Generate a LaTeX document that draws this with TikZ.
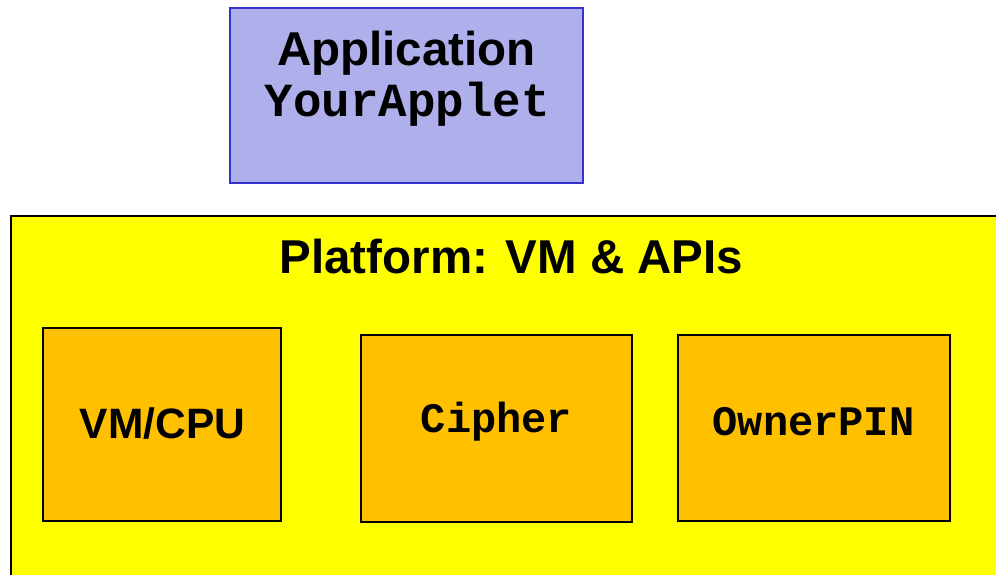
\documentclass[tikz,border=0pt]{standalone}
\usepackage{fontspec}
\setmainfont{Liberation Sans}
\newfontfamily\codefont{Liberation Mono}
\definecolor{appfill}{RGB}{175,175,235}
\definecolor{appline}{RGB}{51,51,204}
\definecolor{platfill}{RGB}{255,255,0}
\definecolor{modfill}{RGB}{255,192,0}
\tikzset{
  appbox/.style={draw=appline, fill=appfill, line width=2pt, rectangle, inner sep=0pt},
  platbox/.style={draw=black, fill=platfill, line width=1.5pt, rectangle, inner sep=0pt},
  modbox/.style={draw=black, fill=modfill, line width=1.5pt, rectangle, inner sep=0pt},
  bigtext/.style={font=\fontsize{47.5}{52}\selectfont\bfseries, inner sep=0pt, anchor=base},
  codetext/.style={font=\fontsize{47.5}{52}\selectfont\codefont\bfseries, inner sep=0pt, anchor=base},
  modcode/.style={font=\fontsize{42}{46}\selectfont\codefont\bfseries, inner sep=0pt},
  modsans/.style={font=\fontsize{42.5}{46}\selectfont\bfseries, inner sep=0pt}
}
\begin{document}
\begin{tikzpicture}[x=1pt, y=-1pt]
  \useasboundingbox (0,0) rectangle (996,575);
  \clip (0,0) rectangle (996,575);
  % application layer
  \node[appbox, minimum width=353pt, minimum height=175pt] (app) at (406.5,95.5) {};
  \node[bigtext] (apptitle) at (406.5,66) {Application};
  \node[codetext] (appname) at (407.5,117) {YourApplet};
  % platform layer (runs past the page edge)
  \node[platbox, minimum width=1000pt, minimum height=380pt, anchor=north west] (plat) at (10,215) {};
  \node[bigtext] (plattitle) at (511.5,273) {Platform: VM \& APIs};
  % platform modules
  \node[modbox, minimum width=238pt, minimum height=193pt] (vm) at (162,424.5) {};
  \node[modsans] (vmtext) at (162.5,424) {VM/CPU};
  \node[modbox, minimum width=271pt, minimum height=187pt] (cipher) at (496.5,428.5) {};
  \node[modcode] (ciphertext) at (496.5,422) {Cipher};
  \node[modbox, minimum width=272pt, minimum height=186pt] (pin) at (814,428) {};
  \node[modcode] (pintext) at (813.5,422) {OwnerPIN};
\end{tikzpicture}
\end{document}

-=-=-=-=-

■ **Exercise**:
Set the listing down in full and exactly. Pictures within it should not appear in the copy.

■ **Written answer**:
Generate a LaTeX document that draws this with TikZ.
\documentclass[tikz,border=0pt]{standalone}
\usepackage{fontspec}
\setmainfont{Liberation Sans}
\newfontfamily\codefont{Liberation Mono}
\definecolor{appfill}{RGB}{175,175,235}
\definecolor{appline}{RGB}{51,51,204}
\definecolor{platfill}{RGB}{255,255,0}
\definecolor{modfill}{RGB}{255,192,0}
\tikzset{
  appbox/.style={draw=appline, fill=appfill, line width=2pt, rectangle, inner sep=0pt},
  platbox/.style={draw=black, fill=platfill, line width=1.5pt, rectangle, inner sep=0pt},
  modbox/.style={draw=black, fill=modfill, line width=1.5pt, rectangle, inner sep=0pt},
  bigtext/.style={font=\fontsize{47.5}{52}\selectfont\bfseries, inner sep=0pt, anchor=base},
  codetext/.style={font=\fontsize{47.5}{52}\selectfont\codefont\bfseries, inner sep=0pt, anchor=base},
  modcode/.style={font=\fontsize{42}{46}\selectfont\codefont\bfseries, inner sep=0pt},
  modsans/.style={font=\fontsize{42.5}{46}\selectfont\bfseries, inner sep=0pt}
}
\begin{document}
\begin{tikzpicture}[x=1pt, y=-1pt]
  \useasboundingbox (0,0) rectangle (996,575);
  \clip (0,0) rectangle (996,575);
  % application layer
  \node[appbox, minimum width=353pt, minimum height=175pt] (app) at (406.5,95.5) {};
  \node[bigtext] (apptitle) at (406.5,66) {Application};
  \node[codetext] (appname) at (407.5,117) {YourApplet};
  % platform layer (runs past the page edge)
  \node[platbox, minimum width=1000pt, minimum height=380pt, anchor=north west] (plat) at (10,215) {};
  \node[bigtext] (plattitle) at (511.5,273) {Platform: VM \& APIs};
  % platform modules
  \node[modbox, minimum width=238pt, minimum height=193pt] (vm) at (162,424.5) {};
  \node[modsans] (vmtext) at (162.5,424) {VM/CPU};
  \node[modbox, minimum width=271pt, minimum height=187pt] (cipher) at (496.5,428.5) {};
  \node[modcode] (ciphertext) at (496.5,422) {Cipher};
  \node[modbox, minimum width=272pt, minimum height=186pt] (pin) at (814,428) {};
  \node[modcode] (pintext) at (813.5,422) {OwnerPIN};
\end{tikzpicture}
\end{document}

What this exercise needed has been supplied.